▶ [Task details]:
Identify and reproduce every line holding the string "Output".

▶ [Provided records]:
::::::::

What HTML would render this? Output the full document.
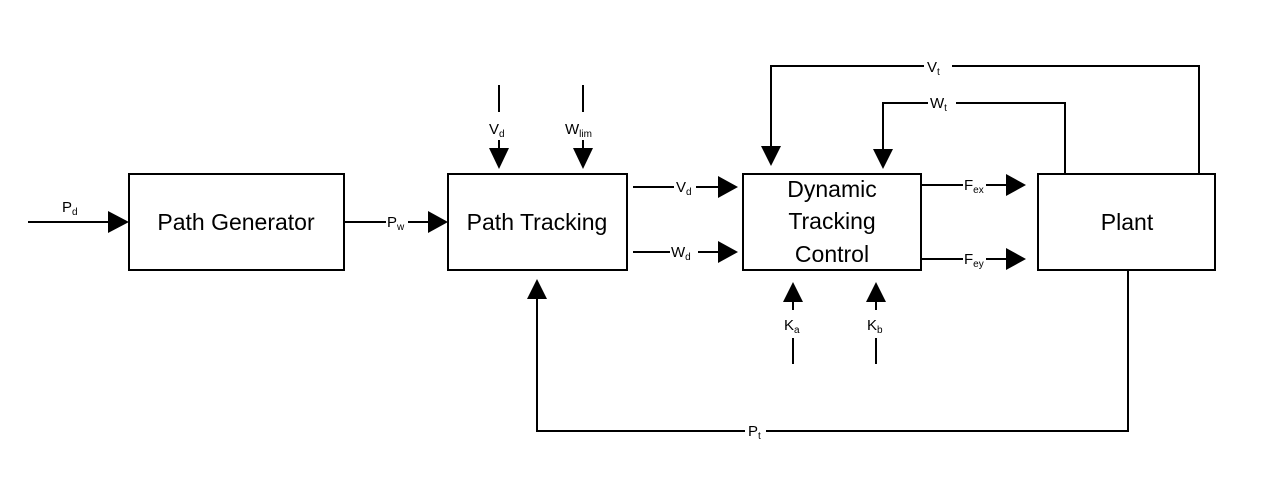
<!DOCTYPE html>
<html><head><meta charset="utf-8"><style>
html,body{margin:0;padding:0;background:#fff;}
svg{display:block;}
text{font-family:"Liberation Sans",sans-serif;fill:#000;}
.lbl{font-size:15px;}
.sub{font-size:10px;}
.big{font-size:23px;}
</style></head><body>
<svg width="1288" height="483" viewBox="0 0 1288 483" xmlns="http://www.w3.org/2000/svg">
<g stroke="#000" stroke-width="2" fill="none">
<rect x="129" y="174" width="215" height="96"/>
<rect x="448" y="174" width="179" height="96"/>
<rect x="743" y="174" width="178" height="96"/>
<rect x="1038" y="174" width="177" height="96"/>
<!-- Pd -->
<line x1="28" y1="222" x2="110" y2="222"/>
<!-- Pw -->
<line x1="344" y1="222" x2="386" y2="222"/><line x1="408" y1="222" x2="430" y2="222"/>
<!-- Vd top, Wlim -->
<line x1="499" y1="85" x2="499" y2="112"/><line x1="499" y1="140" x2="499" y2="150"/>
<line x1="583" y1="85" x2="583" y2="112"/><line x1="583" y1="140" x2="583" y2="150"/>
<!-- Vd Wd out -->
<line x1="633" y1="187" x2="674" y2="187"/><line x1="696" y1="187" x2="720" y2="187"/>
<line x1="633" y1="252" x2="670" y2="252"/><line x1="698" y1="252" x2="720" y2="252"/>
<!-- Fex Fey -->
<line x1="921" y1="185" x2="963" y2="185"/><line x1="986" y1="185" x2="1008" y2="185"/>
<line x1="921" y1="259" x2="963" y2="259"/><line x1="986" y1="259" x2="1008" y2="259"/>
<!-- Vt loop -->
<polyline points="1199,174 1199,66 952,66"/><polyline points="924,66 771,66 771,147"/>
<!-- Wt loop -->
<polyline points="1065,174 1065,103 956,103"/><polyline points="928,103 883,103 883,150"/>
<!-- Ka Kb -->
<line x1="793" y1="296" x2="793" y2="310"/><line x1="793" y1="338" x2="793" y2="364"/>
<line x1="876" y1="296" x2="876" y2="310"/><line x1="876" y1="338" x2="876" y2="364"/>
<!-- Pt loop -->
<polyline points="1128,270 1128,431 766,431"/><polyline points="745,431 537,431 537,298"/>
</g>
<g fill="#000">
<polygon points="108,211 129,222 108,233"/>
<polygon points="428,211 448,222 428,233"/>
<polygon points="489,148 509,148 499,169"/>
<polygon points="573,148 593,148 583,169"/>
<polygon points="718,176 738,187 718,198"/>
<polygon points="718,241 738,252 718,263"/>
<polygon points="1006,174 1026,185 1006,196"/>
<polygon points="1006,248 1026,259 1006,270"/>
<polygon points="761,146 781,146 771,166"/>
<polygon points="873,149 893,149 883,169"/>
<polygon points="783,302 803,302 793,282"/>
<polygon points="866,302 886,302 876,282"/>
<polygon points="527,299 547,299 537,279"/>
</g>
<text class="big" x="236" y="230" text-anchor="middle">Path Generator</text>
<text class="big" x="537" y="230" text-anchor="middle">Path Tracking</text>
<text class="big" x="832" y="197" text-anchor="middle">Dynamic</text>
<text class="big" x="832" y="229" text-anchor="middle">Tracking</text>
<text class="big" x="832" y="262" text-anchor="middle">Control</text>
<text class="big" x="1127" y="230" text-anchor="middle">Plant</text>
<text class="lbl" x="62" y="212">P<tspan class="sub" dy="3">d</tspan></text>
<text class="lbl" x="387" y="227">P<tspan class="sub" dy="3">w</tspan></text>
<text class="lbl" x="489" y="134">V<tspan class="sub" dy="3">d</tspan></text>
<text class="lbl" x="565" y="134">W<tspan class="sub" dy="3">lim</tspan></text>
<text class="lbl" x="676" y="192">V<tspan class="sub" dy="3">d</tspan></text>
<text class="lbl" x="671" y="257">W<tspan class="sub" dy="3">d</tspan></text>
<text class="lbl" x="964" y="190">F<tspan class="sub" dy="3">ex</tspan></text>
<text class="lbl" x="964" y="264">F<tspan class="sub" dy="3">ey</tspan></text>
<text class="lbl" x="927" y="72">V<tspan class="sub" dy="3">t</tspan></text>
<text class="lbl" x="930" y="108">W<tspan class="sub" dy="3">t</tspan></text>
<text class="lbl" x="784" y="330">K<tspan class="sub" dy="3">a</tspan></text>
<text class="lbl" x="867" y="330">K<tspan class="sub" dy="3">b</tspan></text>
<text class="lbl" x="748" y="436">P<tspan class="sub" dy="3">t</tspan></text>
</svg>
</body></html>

::::::::

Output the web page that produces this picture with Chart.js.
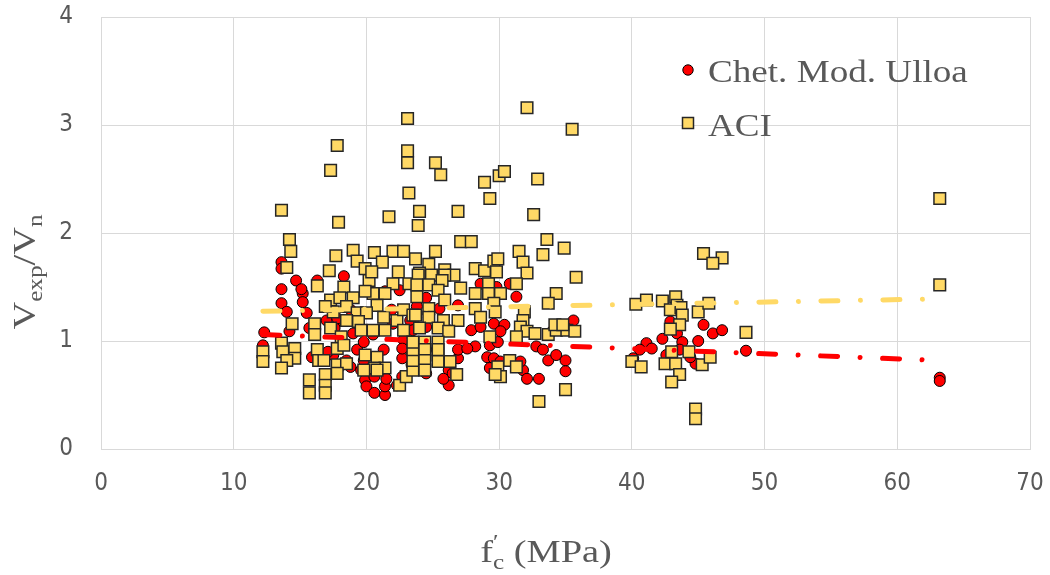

::::::::

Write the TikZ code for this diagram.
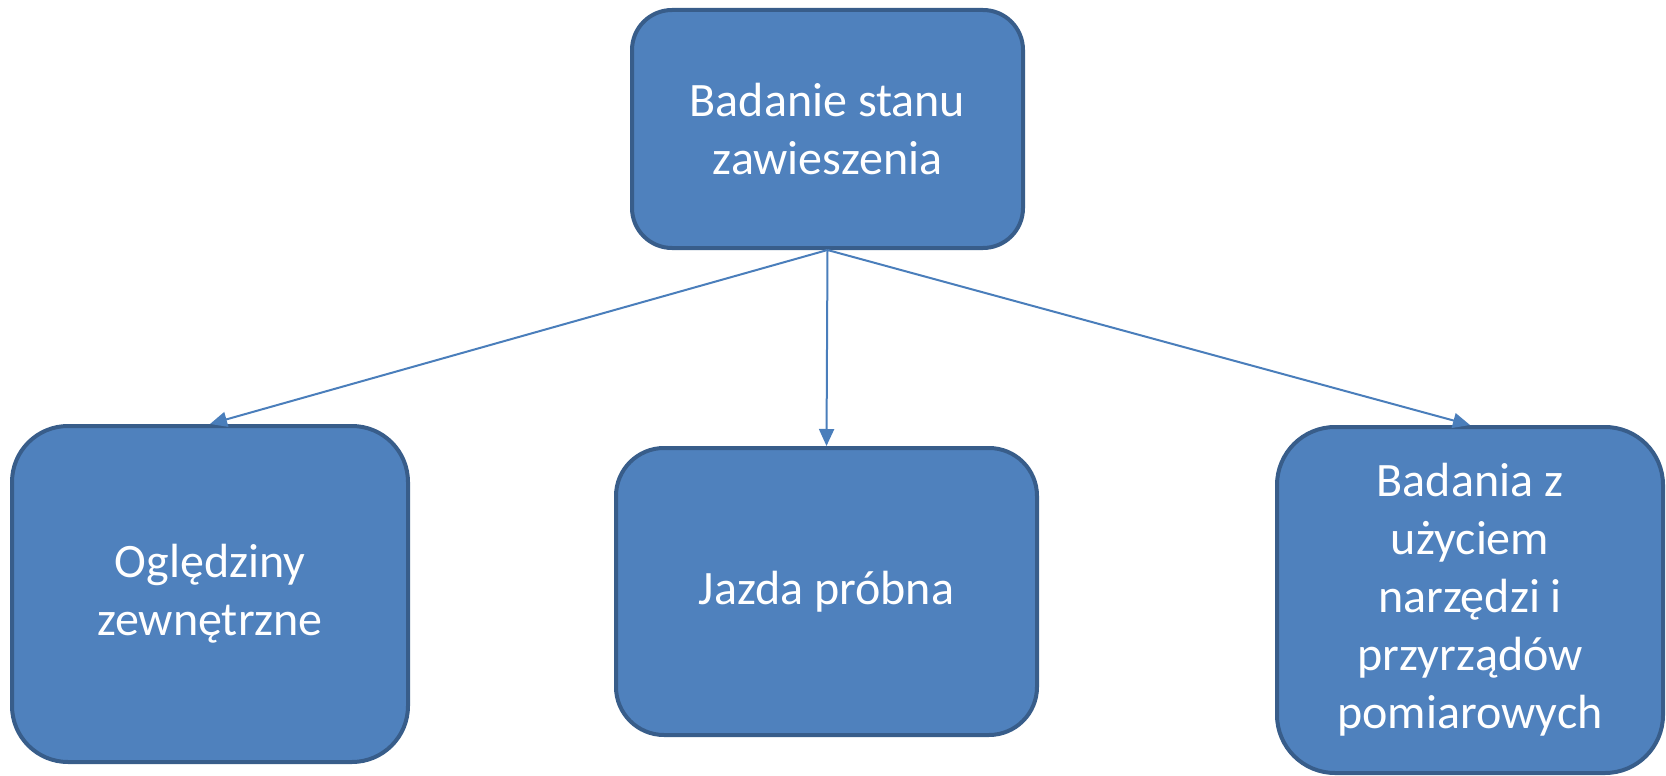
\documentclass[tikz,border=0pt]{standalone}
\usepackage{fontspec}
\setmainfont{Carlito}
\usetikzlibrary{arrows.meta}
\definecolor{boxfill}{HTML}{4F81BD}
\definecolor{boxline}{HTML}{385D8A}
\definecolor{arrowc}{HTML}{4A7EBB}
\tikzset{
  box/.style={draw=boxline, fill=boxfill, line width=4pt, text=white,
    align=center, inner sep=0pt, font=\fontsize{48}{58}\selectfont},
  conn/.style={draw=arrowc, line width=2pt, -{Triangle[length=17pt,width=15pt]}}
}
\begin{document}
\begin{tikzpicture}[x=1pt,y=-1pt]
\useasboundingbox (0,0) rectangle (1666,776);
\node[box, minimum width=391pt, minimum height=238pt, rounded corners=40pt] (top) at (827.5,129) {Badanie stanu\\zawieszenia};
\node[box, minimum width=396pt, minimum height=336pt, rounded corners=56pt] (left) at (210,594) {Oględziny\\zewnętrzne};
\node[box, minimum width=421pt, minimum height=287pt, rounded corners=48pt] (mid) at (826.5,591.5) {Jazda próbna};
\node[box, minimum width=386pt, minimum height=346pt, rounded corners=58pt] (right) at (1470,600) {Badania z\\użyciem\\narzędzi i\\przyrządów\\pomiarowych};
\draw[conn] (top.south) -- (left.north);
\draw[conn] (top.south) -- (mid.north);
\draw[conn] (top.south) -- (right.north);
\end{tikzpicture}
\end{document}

::::::::

▶ [Solution to this problem]:
What HTML would render this? Output the full document.
Output the web page that produces this picture with Chart.js.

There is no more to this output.